La vuelta al cole invoca todos los temores aparcados en este corto verano de la anarquía.
El miedo a los contagios en el vivero de las aulas no se compadece con la promiscuidad tumultuosa que hemos visto en playas y terrazas. Tampoco con la evidencia de que el virus se extiende antes espoleado por el relajo que bajo la disciplina de hábitos que se presupone a los colegios. Pero el miedo es muy libre de parasitar la porción de irracionalidad con que cada cual abona su pánico.
La sensación de vulnerabilidad crece a medida que aumentan las víctimas de la epidemia. También porque fue el cierre de los colegios, que ahora abriremos, lo que inauguró este espanto. Lo que cabe preguntarse, una vez constatada la naturaleza olvidadiza y timorata del ser humano, es qué se puede hacer para convertir el recelo en aliado y no en verdugo.
Podemos minimizar el riesgo, pero no eliminarlo mediante conjuros. Es en lo que parecen entretenerse notables dirigentes y aspirantes cuando ponen el acento en la necesidad de tener un solo protocolo de inicio del curso. La ciudadanía merece claridad, confianza y seguridad aunque sea de boquilla, pero dado que el nuestro es un Estado descentralizado y las competencias están transferidas, no hay ninguna razón para que los gobiernos autonómicos no asuman su responsabilidad y se impliquen como es debido en dar cuenta de las medidas que sin duda ya han previsto de cara a septiembre.
El protocolo elaborado por la Comunidad Valenciana y las pautas desgranadas por los gobiernos de Galicia, Madrid, Cataluña o País Vasco abundan en las recetas conocidas de profilaxis, de tal modo que el debate vuelve a situarse en el ámbito oneroso de los recursos y su distribución. En verdad, el quid de esta pandemia es la constatación tozuda de que el virus golpea más fuerte allá donde los estados del bienestar son más débiles.
La falta de material sanitario, la tragedia de las residencias y el colapso de los hospitales que padecimos en los meses luctuosos de marzo y abril fueron consecuencia de un proceso de descapitalización de nuestro estado del bienestar que hunde sus raíces en la mística neoliberal, cuya raigambre e inercia en Europa y España agravó inmisericordemente la Gran Recesión de 2008.

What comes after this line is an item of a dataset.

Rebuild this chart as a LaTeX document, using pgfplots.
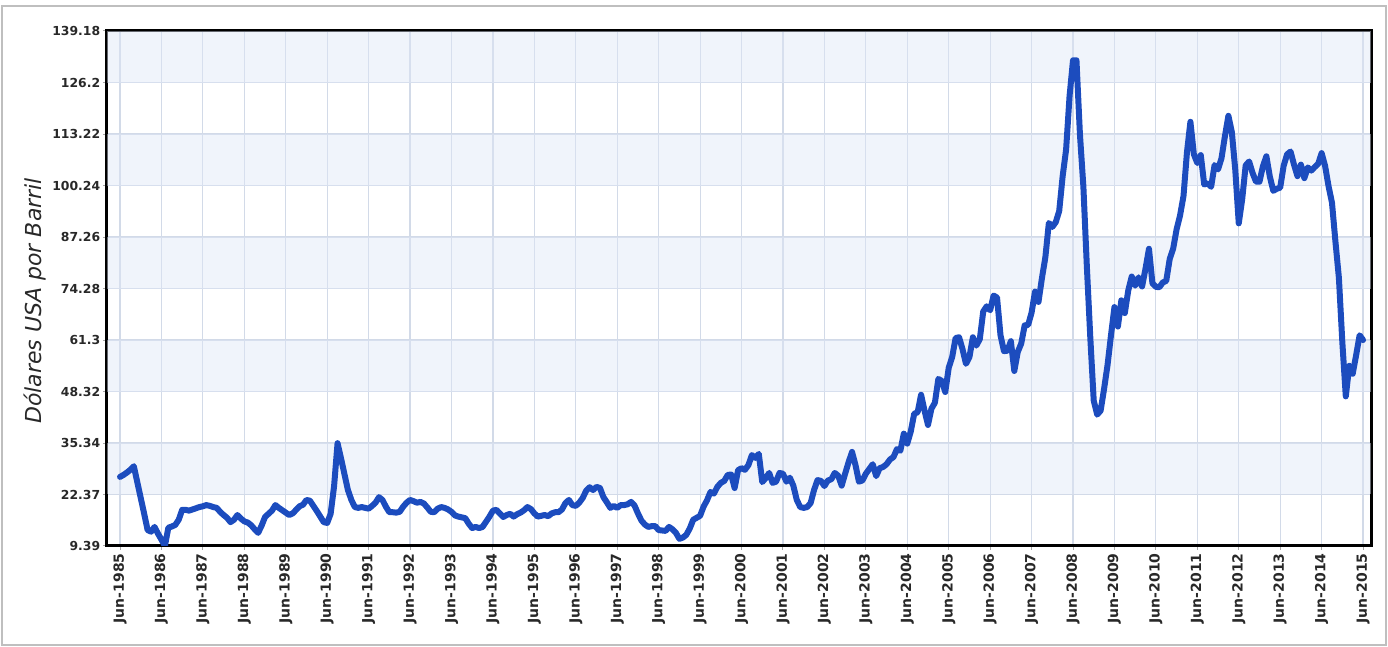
\documentclass[border=0pt]{standalone}
\usepackage{pgfplots}
\pgfplotsset{compat=1.18}
\usepackage{pgfplotstable}
\usepackage{fontspec}
\setmainfont{DejaVu Sans}
\definecolor{lineblue}{RGB}{28,76,190}
\definecolor{band}{RGB}{222,230,246}
\definecolor{gridc}{RGB}{210,218,232}
\definecolor{txt}{RGB}{40,40,40}

% Monthly crude oil price, Jun-1985 (index 0) to Jun-2015 (index 360)
\pgfplotstableread{
m p
0 26.8
1 27.3
2 27.9
3 28.6
4 29.5
5 25.5
6 21.5
7 17.5
8 13.4
9 13.0
10 14.2
11 12.5
12 11.0
13 9.39
14 14.0
15 14.3
16 14.7
17 16.0
18 18.5
19 18.5
20 18.3
21 18.6
22 18.9
23 19.2
24 19.4
25 19.7
26 19.5
27 19.2
28 19.0
29 18.0
30 17.2
31 16.5
32 15.4
33 16.0
34 17.2
35 16.3
36 15.6
37 15.3
38 14.6
39 13.6
40 12.7
41 14.5
42 16.7
43 17.5
44 18.3
45 19.7
46 19.0
47 18.4
48 17.8
49 17.2
50 17.6
51 18.5
52 19.4
53 19.8
54 21.0
55 20.8
56 19.5
57 18.2
58 16.8
59 15.4
60 15.2
61 17.5
62 24.5
63 35.3
64 31.5
65 27.5
66 23.5
67 21.0
68 19.2
69 19.0
70 19.2
71 19.0
72 18.8
73 19.5
74 20.3
75 21.7
76 21.0
77 19.3
78 17.9
79 17.9
80 17.8
81 18.0
82 19.3
83 20.3
84 21.0
85 20.7
86 20.3
87 20.5
88 20.1
89 19.1
90 18.0
91 17.9
92 18.8
93 19.2
94 19.0
95 18.6
96 18.0
97 17.1
98 16.8
99 16.6
100 16.4
101 15.0
102 13.9
103 14.2
104 13.9
105 14.2
106 15.5
107 16.8
108 18.3
109 18.5
110 17.6
111 16.7
112 17.2
113 17.5
114 16.8
115 17.4
116 17.8
117 18.4
118 19.2
119 18.7
120 17.6
121 16.8
122 17.0
123 17.2
124 16.9
125 17.6
126 17.9
127 17.9
128 18.6
129 20.2
130 21.0
131 19.7
132 19.5
133 20.3
134 21.5
135 23.3
136 24.2
137 23.5
138 24.3
139 24.0
140 21.7
141 20.4
142 19.0
143 19.5
144 19.0
145 19.7
146 19.7
147 19.9
148 20.5
149 19.6
150 17.6
151 15.8
152 14.8
153 14.2
154 14.4
155 14.4
156 13.4
157 13.3
158 13.2
159 14.2
160 13.6
161 12.7
162 11.2
163 11.5
164 12.2
165 13.8
166 16.0
167 16.5
168 17.0
169 19.3
170 20.9
171 23.0
172 22.6
173 24.3
174 25.3
175 25.8
176 27.3
177 27.4
178 24.0
179 28.5
180 29.0
181 28.6
182 29.8
183 32.3
184 31.6
185 32.6
186 25.5
187 26.5
188 27.8
189 25.3
190 25.6
191 27.8
192 27.6
193 25.6
194 26.6
195 24.6
196 21.0
197 19.2
198 19.0
199 19.2
200 20.2
201 23.5
202 26.0
203 25.8
204 24.5
205 25.9
206 26.2
207 27.8
208 27.1
209 24.6
210 27.6
211 30.5
212 33.1
213 29.8
214 25.6
215 25.9
216 27.6
217 28.8
218 30.0
219 27.0
220 29.0
221 29.3
222 30.0
223 31.2
224 31.8
225 33.8
226 33.4
227 37.7
228 35.2
229 38.2
230 42.7
231 43.1
232 47.5
233 43.5
234 39.9
235 44.0
236 45.5
237 51.5
238 51.0
239 48.2
240 54.3
241 57.0
242 61.8
243 62.0
244 59.0
245 55.3
246 57.0
247 62.0
248 59.9
249 61.5
250 68.5
251 69.8
252 68.8
253 72.5
254 72.0
255 62.5
256 58.5
257 58.6
258 61.0
259 53.5
260 58.3
261 60.4
262 65.0
263 65.1
264 68.2
265 73.5
266 70.9
267 76.9
268 82.2
269 90.8
270 89.8
271 91.0
272 93.8
273 102.6
274 109.3
275 122.8
276 131.8
277 131.8
278 113.2
279 100.0
280 80.0
281 62.0
282 46.0
283 42.5
284 43.5
285 49.0
286 55.0
287 62.5
288 69.6
289 64.7
290 71.3
291 68.1
292 73.8
293 77.3
294 75.0
295 77.1
296 74.8
297 79.3
298 84.3
299 75.6
300 74.7
301 74.6
302 75.8
303 76.2
304 81.7
305 84.3
306 89.2
307 92.7
308 97.6
309 108.6
310 116.3
311 108.1
312 105.9
313 107.9
314 100.5
315 100.8
316 99.9
317 105.4
318 104.3
319 107.1
320 112.7
321 117.8
322 113.7
323 104.1
324 90.7
325 96.8
326 105.3
327 106.3
328 103.4
329 101.2
330 101.2
331 105.1
332 107.6
333 102.5
334 98.9
335 99.4
336 99.7
337 105.2
338 108.1
339 108.8
340 105.5
341 102.6
342 105.5
343 102.1
344 104.8
345 104.0
346 104.9
347 105.7
348 108.4
349 105.2
350 100.1
351 95.9
352 86.1
353 77.0
354 60.7
355 47.1
356 54.8
357 52.8
358 57.5
359 62.5
360 61.3
}\oil

\begin{document}
\begin{tikzpicture}
\begin{axis}[
  width=632pt, height=257.5pt, scale only axis,
  xmin=-3.77, xmax=362.3, ymin=9.39, ymax=139.18,
  xtick={0,12,...,360},
  xticklabels={Jun-1985,Jun-1986,Jun-1987,Jun-1988,Jun-1989,Jun-1990,Jun-1991,Jun-1992,Jun-1993,Jun-1994,Jun-1995,Jun-1996,Jun-1997,Jun-1998,Jun-1999,Jun-2000,Jun-2001,Jun-2002,Jun-2003,Jun-2004,Jun-2005,Jun-2006,Jun-2007,Jun-2008,Jun-2009,Jun-2010,Jun-2011,Jun-2012,Jun-2013,Jun-2014,Jun-2015},
  ytick={9.39,22.37,35.34,48.32,61.3,74.28,87.26,100.24,113.22,126.2,139.18},
  yticklabels={9.39,22.37,35.34,48.32,61.3,74.28,87.26,100.24,113.22,126.2,139.18},
  grid=major,
  major grid style={gridc, line width=0.6pt},
  axis line style={black, line width=1.5pt},
  tick pos=left,
  tick align=outside,
  major tick length=2pt,
  tick style={gray!70, line width=0.5pt},
  yticklabel style={font=\fontsize{6.2}{7}\selectfont\bfseries, text=txt, inner sep=1.2pt},
  xticklabel style={font=\fontsize{7}{8}\selectfont\bfseries, text=txt, rotate=90, anchor=east, inner sep=1.5pt},
  ylabel={Dólares USA por Barril},
  ylabel style={font=\fontsize{11}{13}\selectfont\itshape, text=txt, at={(axis description cs:-0.057,0.476)}, anchor=center},
]
\addplot[draw=none, fill=band, fill opacity=0.45] coordinates {(-3.77,22.37) (362.3,22.37) (362.3,35.34) (-3.77,35.34)} -- cycle;
\addplot[draw=none, fill=band, fill opacity=0.45] coordinates {(-3.77,48.32) (362.3,48.32) (362.3,61.3) (-3.77,61.3)} -- cycle;
\addplot[draw=none, fill=band, fill opacity=0.45] coordinates {(-3.77,74.28) (362.3,74.28) (362.3,87.26) (-3.77,87.26)} -- cycle;
\addplot[draw=none, fill=band, fill opacity=0.45] coordinates {(-3.77,100.24) (362.3,100.24) (362.3,113.22) (-3.77,113.22)} -- cycle;
\addplot[draw=none, fill=band, fill opacity=0.45] coordinates {(-3.77,126.2) (362.3,126.2) (362.3,139.18) (-3.77,139.18)} -- cycle;
\addplot[lineblue, line width=3pt, line join=round, line cap=round] table[x=m, y=p] {\oil};
\end{axis}
\draw[gray!50, line width=0.8pt] (-52.5pt,-49.5pt) rectangle (639.5pt,270pt);
\useasboundingbox (-53.5pt,-50.5pt) rectangle (640.5pt,273pt);
\end{tikzpicture}
\end{document}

El debate que importa vuelve a ser pues el de la distribución de la riqueza. Nuestra capacidad defensiva frente a este virus y cuantos puedan llegar en el futuro la dirimirán el número de sanitarios y hospitales por habitante, el grado de medicalización de las residencias y las ratios de profesores y aulas por alumno, no la plasmación de ningún protocolo. Ni hay talismanes frente a la aridez del mundo.